I have lived in a few isolated places in my life. It is a real learning experience for those of us who are city dwellers.

In 1994 I left Hobart to teach in an Aboriginal community 80 km west of Alice Springs. ‘What are you expecting to find?’ I was asked before I left. I had no idea at all. The community’s population varies from 300 to 400 people. To reach it you drive along a dusty pot holed corrugated dirt road. When it rains you need to try to find drier places alongside the road or further inland to get traction for the tyres of your obligatory 4 wheeled vehicle. Sometimes you cannot drive to Alice Springs until the road dries up.

The community of Santa Teresa exists on land other people did not want. After WW2 the government apportioned this land to the Eastern Arrernte people. Behind the community is a small mesa type range with two distinct tops. These are craggy and covered with boulders and spinifex.  It takes 10 minutes to walk to the top from where you could see the community nestled at the head of a large valley sounded by small ranges. It is really beautiful. 

Here you are isolated by the poor road, the heat and the lack of facilities used to in towns. You are isolated from friends and families, although there are telephones. The non indigenous community is made up of people who work in a variety of jobs. We socialise within this very small group. I made friends with people I may not have mixed with back home. 
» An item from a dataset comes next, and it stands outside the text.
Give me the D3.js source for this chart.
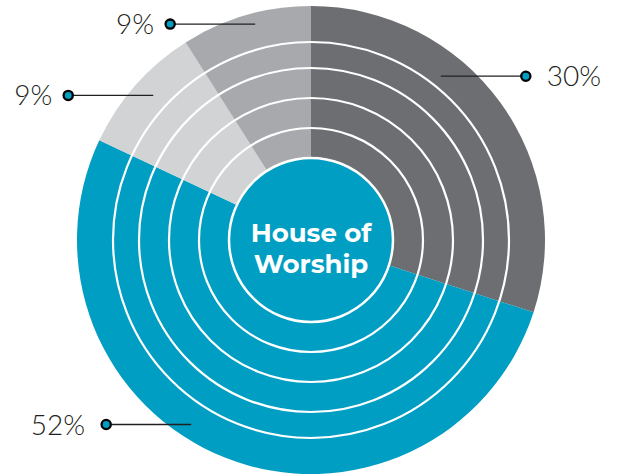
<!DOCTYPE html>
<html>
<head>
<meta charset="utf-8">
<script src="https://cdn.jsdelivr.net/npm/d3@7"></script>
<style>
  body { margin: 0; background: #fff; }
  svg { display: block; }
</style>
</head>
<body>
<div id="chart"></div>
<script>
// chart values
const categories = ["A", "B", "C", "D"];
const shares = [30, 52, 9, 9];
const labels = ["30%", "52%", "9%", "9%"];
const colors = ["#6d6e71", "#009ec2", "#d1d3d4", "#a7a9ac"];
const centerLines = ["House of", "Worship"];

// where each leader line starts (angle in degrees from 12 o'clock, radius)
const leaderAngles = [38.4, 213, 312.5, 345.5];
const leaderRadii = [209, 220, 214, 223];
const leaderSide = [1, -1, -1, -1];

const drawChart = () => {
  const width = 621;
  const height = 475;
  const cx = 311;
  const cy = 240;
  const outerR = 234;
  const innerR = 82;
  const ringRadii = [112, 142, 172, 198];

  const svg = d3
    .select("#chart")
    .append("svg")
    .attr("width", width)
    .attr("height", height);

  const g = svg.append("g").attr("transform", `translate(${cx},${cy})`);

  const pie = d3.pie().sort(null).value((d) => d.value);
  const arc = d3.arc().innerRadius(0).outerRadius(outerR);

  const data = categories.map((c, i) => ({ key: c, value: shares[i], color: colors[i] }));

  g.selectAll("path.slice")
    .data(pie(data))
    .enter()
    .append("path")
    .attr("class", "slice")
    .attr("d", arc)
    .attr("fill", (d) => d.data.color);

  // white rings
  g.selectAll("circle.ring")
    .data(ringRadii)
    .enter()
    .append("circle")
    .attr("class", "ring")
    .attr("r", (d) => d)
    .attr("fill", "none")
    .attr("stroke", "#fff")
    .attr("stroke-width", 2.2);

  // center disc
  g.append("circle")
    .attr("r", innerR)
    .attr("fill", colors[1])
    .attr("stroke", "#fff")
    .attr("stroke-width", 2.5);

  g.selectAll("text.center")
    .data(centerLines)
    .enter()
    .append("text")
    .attr("class", "center")
    .attr("text-anchor", "middle")
    .attr("y", (d, i) => 2 + i * 31)
    .attr("fill", "#fff")
    .style("font-family", "Montserrat, 'Open Sans', Lato, sans-serif")
    .style("font-weight", 700)
    .style("font-size", "26px")
    .text((d) => d);

  // leader lines with dots and labels
  const lineLen = 85;
  const rad = Math.PI / 180;

  labels.forEach((lab, i) => {
    const a = leaderAngles[i] * rad;
    const x0 = cx + leaderRadii[i] * Math.sin(a);
    const y0 = cy - leaderRadii[i] * Math.cos(a);
    const x1 = x0 + leaderSide[i] * lineLen;

    svg.append("line")
      .attr("x1", x0)
      .attr("y1", y0)
      .attr("x2", x1)
      .attr("y2", y0)
      .attr("stroke", "#231f20")
      .attr("stroke-width", 1.3);

    svg.append("circle")
      .attr("cx", x1)
      .attr("cy", y0)
      .attr("r", 4.6)
      .attr("fill", colors[1])
      .attr("stroke", "#000")
      .attr("stroke-width", 2.3);

    svg.append("text")
      .attr("x", x1 + leaderSide[i] * (lab.length > 2 ? 21 : 16))
      .attr("y", y0 + 10)
      .attr("text-anchor", leaderSide[i] > 0 ? "start" : "end")
      .attr("fill", "#231f20")
      .style("font-family", "Lato, 'Open Sans', sans-serif")
      .style("font-weight", 300)
      .style("font-size", "28px")
      .text(lab);
  });
};

drawChart();
</script>
</body>
</html>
We relied on each other for everything. I learnt that one has to be hospitable when isolated. It is no good staying alone. I have many close friends still from my time at Santa Teresa; because of what we shared, the richness of life in the desert, the funny stories and the learning about culture. I got to know and learn from the aboriginal people I worked with, my students and their families. They are truly beautiful people.

Some years later I worked on two gold mines (The Granites and Ground Rush) reached by a small plane from Alice Springs to the NW. This was true isolation. Everyone lived in dongas, small roomed metal shed type buildings. I flew out early Monday morning and in the winter it was cold and dark as I had to get up at 5am. I returned on Friday afternoon. People worked 12 hour shifts either in the mine, moving ore, fixing machines and so forth and came to learn computing from me; either after a night shift or day shift. I had all day between students to fill in. I must have been the most organised teacher in the world at that time!  As I was not one for drinking in the small pub I did not socialise except at meal times. A few times I flew out with the Frontier Services Chaplain who spent time talking with people there. 

The time I found isolation really difficult was when I went as a volunteer tutor for a girl who was being taught by School of the Air one hour’s drive from Winton.  The mother, Lisa, had worked with her kids for years and she needed a break and when I left she cried.  I stayed there for 3 months living in a shearers hut with a shower and toilet in a different hut, terrorized by turkeys. I had meals with the family of two parents, my student and a small brother. They were very friendly and I enjoyed week days. The evenings and weekends I spent alone. As I did not have a car, time moved very slowly.  I soon finished all my books and got quite lonely. When I left there I went by an old bus across the desert to Alice Springs. I did learn from my stint on the station that I am better to be with people rather than being alone.

When I was young I read many books about people living on stations in the outback. The hardship made them all long to leave and go to the coast to live. I wondered why they always returned. Now I know it was the pull of the land. 

For me living in the desert is being close to the beauty of the land. You can see the bare bones of the slopes, hills and mesas. They radiate spirituality. It gives one some understanding of why the aboriginal people are so connected to country. My favourite place in the world is Ormiston Gorge, 135 km west from Alice Springs in the MacDonnell Ranges. The beauty of the landscape is breath taking. As a person always on the move, I could sit still all day there and commune with God.